What was considered: Pure score ordering (status quo), MMR reranking, diversity-aware chain traversal.

Why: Source attribution visualization (v0.5.3) revealed that cluster-expanded chunks never appeared in search results under realistic token budgets. The root cause was twofold: cluster siblings were scored at parent_score × boostFactor(0.3) × (1 - distance), putting them at ~27% of the parent's score, and assembleWithinBudget iterated by score, so cluster siblings were always budget-cut first. MMR reranks candidates as λ × relevance − (1−λ) × max_similarity(c, selected), so as direct hits saturate a semantic neighbourhood, novel candidates (including cluster siblings) gain a natural advantage.

Evidence: Lambda × boostFactor sweep on 8.5k-chunk corpus (scripts/experiments/sweep-mmr-lambda.ts). Key results at lambda=0.7: boostFactor=0.3 → 0% cluster sources; boostFactor=1.0 → 20% cluster, 17% adjacent recall.

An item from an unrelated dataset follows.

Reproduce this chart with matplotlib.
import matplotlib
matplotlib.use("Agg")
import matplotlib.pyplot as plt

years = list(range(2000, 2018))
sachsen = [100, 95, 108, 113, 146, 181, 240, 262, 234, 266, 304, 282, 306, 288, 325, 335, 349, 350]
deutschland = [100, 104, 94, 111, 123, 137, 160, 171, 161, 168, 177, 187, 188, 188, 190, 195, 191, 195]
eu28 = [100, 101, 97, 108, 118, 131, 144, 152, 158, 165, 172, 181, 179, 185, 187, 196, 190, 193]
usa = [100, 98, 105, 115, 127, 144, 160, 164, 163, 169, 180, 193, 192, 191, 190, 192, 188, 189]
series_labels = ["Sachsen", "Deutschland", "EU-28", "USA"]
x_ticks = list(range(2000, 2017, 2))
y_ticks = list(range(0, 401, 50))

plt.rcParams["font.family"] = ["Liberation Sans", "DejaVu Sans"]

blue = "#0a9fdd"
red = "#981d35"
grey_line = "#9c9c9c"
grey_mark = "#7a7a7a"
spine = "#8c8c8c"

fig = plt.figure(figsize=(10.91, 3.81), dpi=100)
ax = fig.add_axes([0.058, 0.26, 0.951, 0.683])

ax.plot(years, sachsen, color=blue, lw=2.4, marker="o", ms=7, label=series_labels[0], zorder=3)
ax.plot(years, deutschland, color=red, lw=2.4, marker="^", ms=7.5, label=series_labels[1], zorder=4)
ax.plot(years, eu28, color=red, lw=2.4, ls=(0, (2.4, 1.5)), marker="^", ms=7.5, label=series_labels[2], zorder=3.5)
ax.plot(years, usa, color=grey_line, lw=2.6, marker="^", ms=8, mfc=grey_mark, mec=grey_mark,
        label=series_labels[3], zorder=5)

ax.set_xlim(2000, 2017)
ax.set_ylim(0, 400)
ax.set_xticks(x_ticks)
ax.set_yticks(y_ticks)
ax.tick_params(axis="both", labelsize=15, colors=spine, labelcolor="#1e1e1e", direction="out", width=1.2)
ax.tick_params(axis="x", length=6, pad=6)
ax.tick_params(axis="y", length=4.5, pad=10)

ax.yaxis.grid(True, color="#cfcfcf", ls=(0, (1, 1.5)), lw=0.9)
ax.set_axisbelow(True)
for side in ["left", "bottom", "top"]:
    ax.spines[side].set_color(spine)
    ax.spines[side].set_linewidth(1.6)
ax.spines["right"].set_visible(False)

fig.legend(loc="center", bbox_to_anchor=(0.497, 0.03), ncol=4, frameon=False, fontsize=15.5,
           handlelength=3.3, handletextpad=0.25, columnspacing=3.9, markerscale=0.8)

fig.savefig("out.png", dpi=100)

Removal of Cluster boostFactor (v0.5.4)

Decision: Remove the boostFactor score multiplier from cluster expansion. Siblings now scored as parent_score × (1 - cluster_distance).

What was superseded: boostFactor=0.3 — a fixed penalty applied to all cluster siblings before ranking.

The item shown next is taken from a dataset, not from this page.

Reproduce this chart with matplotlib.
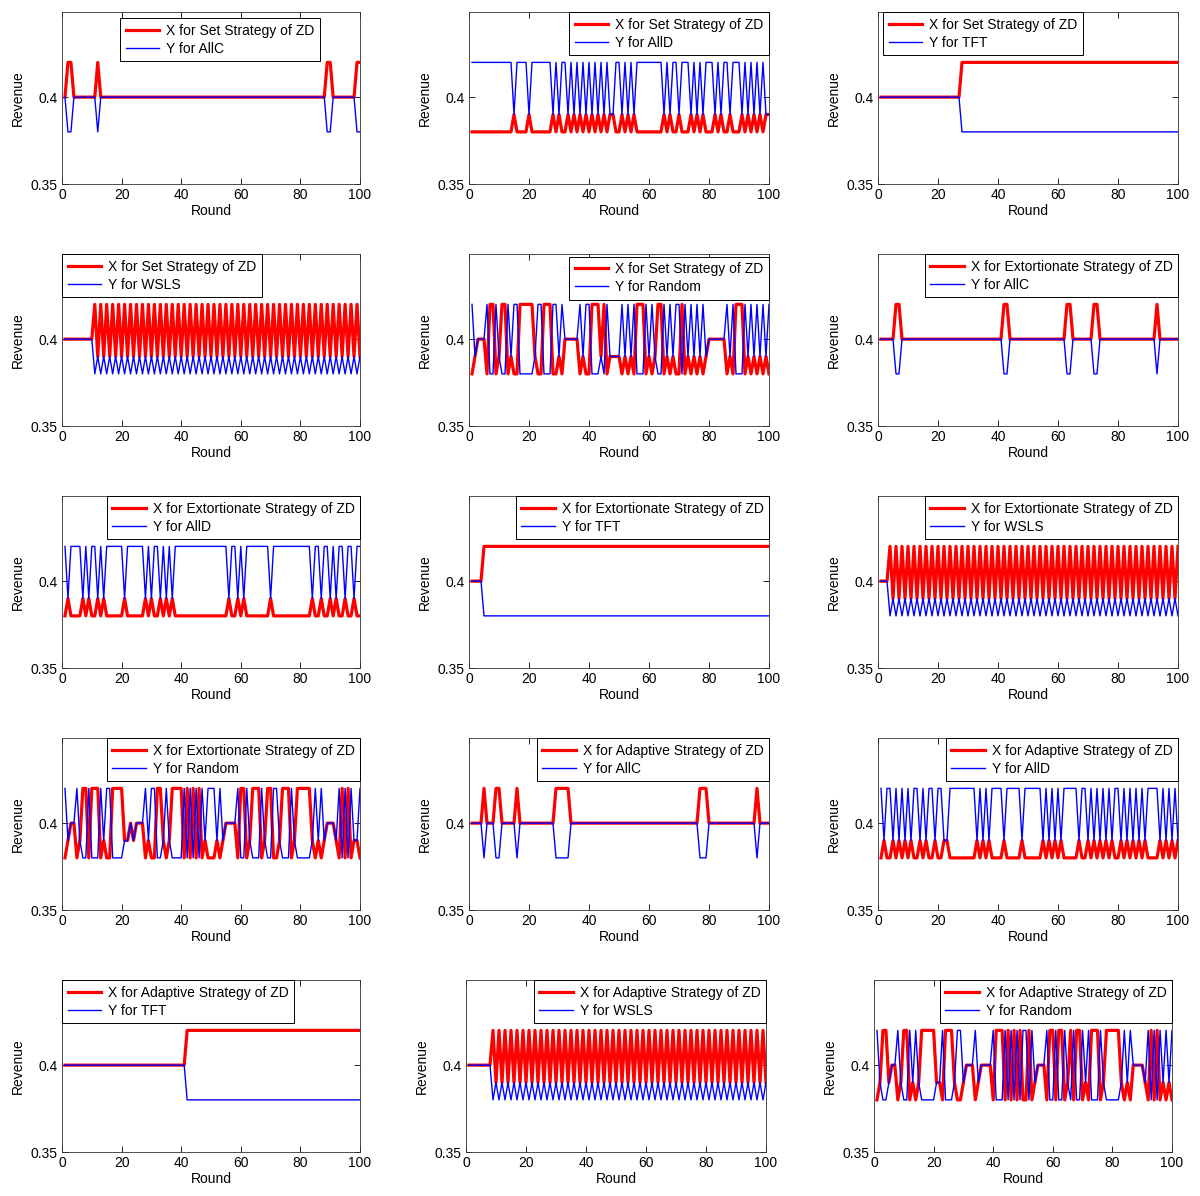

Why: boostFactor was a bespoke heuristic that pre-emptively penalized cluster siblings because they might be redundant. MMR actually measures redundancy via cosine similarity against already-selected chunks. With MMR in place, boostFactor was doing MMR's job badly — and blocking MMR from doing it well. The sweep confirmed that boostFactor was the real bottleneck: at boost=0.3, cluster sources never appeared at any lambda value. Raising boostFactor to 0.7 gave 9% cluster sources with zero adjacent recall cost; removing it entirely (boost=1.0) gave 20% cluster sources with a 3pp recall tradeoff.

Design principle: One knob is better than two. MMR lambda is a principled, well-studied reranking mechanism. boostFactor was a redundant heuristic that added complexity without adding signal.

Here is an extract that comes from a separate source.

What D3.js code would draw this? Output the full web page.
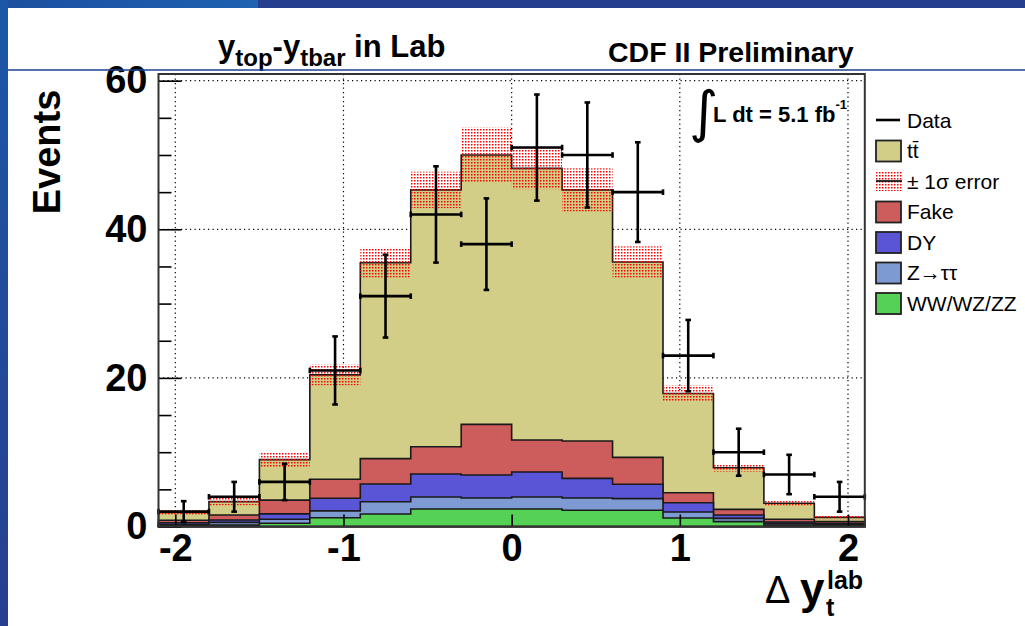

Evidence: Same sweep experiment. Post-removal benchmark: source mix shifted from 82/18/0 (vector/keyword/cluster) to 68/16/16.

Rejected: Diversity-Aware Chain Traversal (v0.5.4)

Decision: Do NOT add MMR or diversity reranking to chain walking (recall/predict).

What was considered: Filtering semantically similar chunks during chain walking, with cluster backfill for removed chunks — essentially applying MMR to the narrative reconstruction path.

Why rejected: Search and chain walking serve fundamentally different purposes. Search is for discovery — finding the best chunks across the entire corpus — where diversity prevents redundancy. Chain walking is for episodic narrative — reconstructing what happened in order — where every step in the causal chain matters, even if adjacent chunks are semantically similar. Injecting diversity into chain walking would break narrative coherence (skipping steps) and blur the API distinction between search (ranked set) and recall/predict (ordered sequence). The "topic continuity" signal that motivated the idea belongs at ingestion-time turn boundary detection, not retrieval-time reranking.

Evidence: Discussion during MMR implementation session. Topic continuity detection already uses lexical features (time gap + markers + file overlap) at ingestion time — see "Topic Continuity Detection" above.